夏、八ヶ岳行った時、時間があればメルヘン街道を通って麦草峠(標高2120m)を越えて帰ってくることがある。
麦草峠を越えるとほどなくして白駒池の入口がある。この付近は、標高2100mを超えていて、シラビソやコメツガの針葉樹林帯で、そのほか苔の絨毯が広がり北八ヶ岳を代表とした植生がみられる。標高も高いのでダケカンバ(シラカバではなく肌色のカバノキ科)も当然みられる。白駒池を過ぎると徐々に下り始めて、標高1800m付近になると植生が針葉樹林帯から広葉樹林帯になってくる。少しずつシラカバが目立ち始め、標高1650m付近まで下りてくると、八千穂高原スキー場となる。このあたりのシラカバの純木林は見事で、うっとりとしてしまう。
これは、八千穂高原のシラカバ林。
よくもここまでのシラカバの純木林が枯れもせずに、それも自動車の排気ガスで黒っぽくならずに育ったなと思う。
いつもここを通った時、八千穂高原ではシラカバ林が標高1700m~1500m前後でよく育成しているなと思う。八ヶ岳に何年も登山で通って植生をみてきたのだが、本来は標高的には1700m付近は、針葉樹林帯であるはずではないかなと考える時がある。
天狗岳に登るときは、渋の湯から入山することが多いのだが、渋の湯は、標高1800mぐらいでうっそうとした針葉樹林帯の中にある。
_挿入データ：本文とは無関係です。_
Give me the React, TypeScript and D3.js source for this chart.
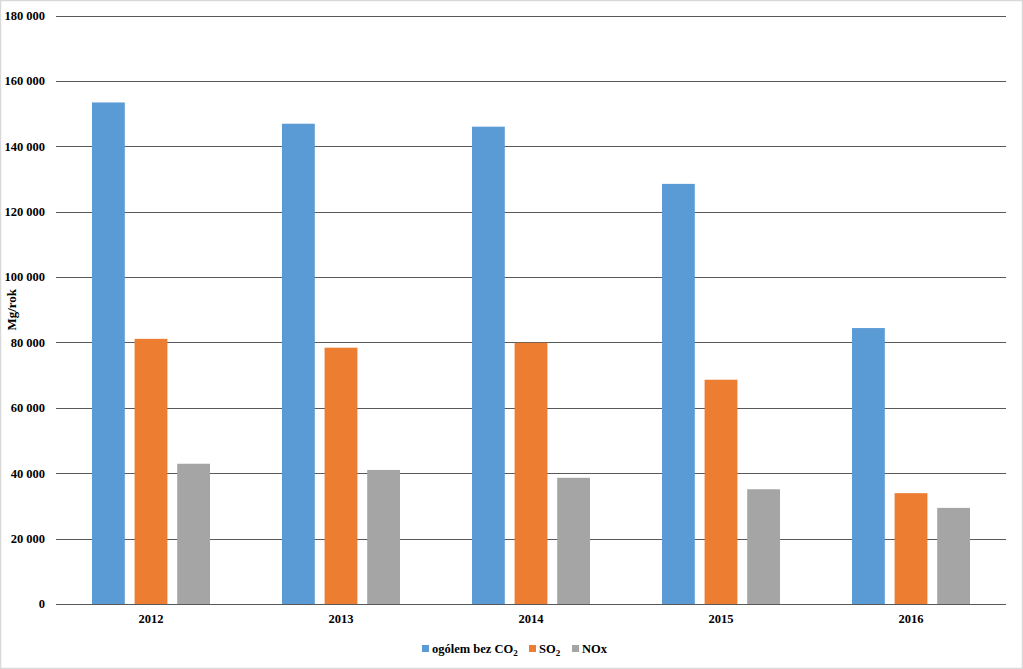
import React from "react";
import * as d3 from "d3";

const years = ["2012", "2013", "2014", "2015", "2016"];
const seriesNames = ["ogólem bez CO2", "SO2", "NOx"];
const ogolem = [153400, 146900, 146000, 128500, 84400];
const so2 = [81100, 78400, 79900, 68600, 33900];
const nox = [42900, 41000, 38600, 35100, 29400];
const yTicks = [0, 20000, 40000, 60000, 80000, 100000, 120000, 140000, 160000, 180000];
const colors = ["#5B9BD5", "#ED7D31", "#A5A5A5"];

const W = 1023, H = 669;
const m = { left: 56, right: 1006, top: 15.5, bottom: 604 };

export default function App() {
  const series = [ogolem, so2, nox];
  const x0 = d3.scaleBand().domain(years).range([m.left, m.right]).paddingInner(0).paddingOuter(0);
  const inner = d3.scaleBand().domain(seriesNames).range([36, x0.bandwidth() - 36]).paddingInner(0.23).paddingOuter(0);
  const y = d3.scaleLinear().domain([0, 180000]).range([m.bottom, m.top]);
  const fmt = (v: number) => d3.format(",")(v).replace(/,/g, " ");
  const font = "'Liberation Serif', 'Times New Roman', serif";
  return (
    <svg width={W} height={H} style={{ position: "absolute", left: 0, top: 0, background: "#fff" }} fontFamily={font}>
      <rect x={0.5} y={0.5} width={W - 1} height={H - 1} fill="#fff" stroke="#d9d9d9" strokeWidth={1.5} />
      {yTicks.map((t) => (
        <g key={t}>
          <line x1={m.left} x2={m.right} y1={Math.round(y(t)) + 0.5} y2={Math.round(y(t)) + 0.5} stroke="#595959" strokeWidth={1} />
          <text x={45} y={y(t)} dy="0.35em" textAnchor="end" fontSize={12.5} fontWeight="bold" fill="#000">{fmt(t)}</text>
        </g>
      ))}
      {years.map((yr, i) => (
        <g key={yr}>
          {series.map((s, j) => (
            <rect key={j} x={(x0(yr) as number) + (inner(seriesNames[j]) as number)} y={y(s[i])}
              width={inner.bandwidth()} height={y(0) - y(s[i])} fill={colors[j]} />
          ))}
          <text x={(x0(yr) as number) + x0.bandwidth() / 2} y={623} textAnchor="middle" fontSize={12.5} fontWeight="bold">{yr}</text>
        </g>
      ))}
      <line x1={m.left} x2={m.right} y1={Math.round(y(0)) + 0.5} y2={Math.round(y(0)) + 0.5} stroke="#595959" strokeWidth={1} />
      <text transform={`translate(16,${(m.top + m.bottom) / 2}) rotate(-90)`} textAnchor="middle" fontSize={13} fontWeight="bold">Mg/rok</text>
      <g fontSize={12.5} fontWeight="bold">
        <rect x={422} y={645} width={7} height={7} fill={colors[0]} />
        <text x={432} y={653}>ogólem bez CO<tspan fontSize={9} dy={3}>2</tspan></text>
        <rect x={529} y={645} width={7} height={7} fill={colors[1]} />
        <text x={539} y={653}>SO<tspan fontSize={9} dy={3}>2</tspan></text>
        <rect x={572} y={645} width={7} height={7} fill={colors[2]} />
        <text x={582} y={653}>NOx</text>
      </g>
    </svg>
  );
}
編笠山に登った時は、南側の観音平から登ったのだが、標高1800m付近まではカラマツの樹林帯で、2000m手前からいきなり針葉樹林帯となる。晩秋に編笠山に登り山頂から裾野を見下ろした時、見事なカラマツの黄金色の紅葉をしていて、信州では昔からカラマツの植林が行われてきたのだろうかと考えた記憶がある。
さて、日光に話を移してみると、栃木県では標高7~800m付近からシラカバの木がちらほらと生えている。日光ではおおよそ中禅寺湖から戦場ヶ原付近でシラカバが多くみられる。戦場ヶ原では乾燥化が進んでいるといわれており、湿原から草原に移行しているといわれていて、いずれは森林となっていくそうである。シラカバは日当たりのよい場所を好むといわれており、戦場ヶ原をよく見るとシラカバの幼木があちらこちらに育成しているのがわかる。国道からでもよくわかる。
日光のシラカバの自生を観察すると、おおよそ日光湯元温泉付近(標高1470m)の少し上部の標高1500m付近まで自生しているが、それ以上高くなるとシラカバは自生していない。湯元温泉まで来るとシラビソなどの針葉樹が混在し始める。金精道路を菅沼に向かっていくとシラカバは見られなくなり、一気にダケカンバに代わっていく。標高1500m付近から上部は、針葉樹林とダケカンバが混在し、標高1800mを超える金精トンネル付近では針葉樹林帯になっている。
(※ダケカンバはシラカバよりも標高の高いところに自生しており、標高2500m付近の亜高山帯から高山帯辺りまで自生している。八ヶ岳の稜線付近や日光白根山頂付近まで自生している。)
これは、金精道路の標高1650m付近のダケカンバの樹林帯。
このダケカンバの樹林帯は、群馬県側でも丸沼(標高1400m)と菅沼(標高1700m)の間でも発達しており、見事なダケカンバの樹林帯を形成しているのがわかる。
志賀高原なども緯度的にも日光と同緯度で似た植生となっている。シラカバの自生している標高、ダケカンバの自生している標高、針葉樹林帯の標高はほぼ同じのように感じる。
霧ヶ峰も好きでよく訪れるが、山全体が草原状になっている貴重な植生の山だが、霧ヶ峰は昔から野焼きをしていて現在のような草原状の山になったそうである。現在は少しずつ森林に移行しているそうである。
日本海側の山々には、針葉樹林帯が全くなかったり(飯豊連峰、朝日連峰、月山、鳥海山など)、多少シラビソなどが自生(火打山、巻機山など)しているが発達できないで高山帯のようになっている山が多く、偽高山帯と呼ばれていてお花畑が見事である。なぜ針葉樹林帯が発達しなかったのかは、いろいろな諸説があるようだがわかっていないそうである。
しかし、日光や八ヶ岳は内陸に位置しており、そんなに雪の多い地域ではないので、、落葉広葉樹林帯、亜高山針葉樹林帯、高山帯などの植生の垂直分布が顕著といわれている。そんな植生の違いについて少し考えてみました。最後までお付き合いありがとうございました。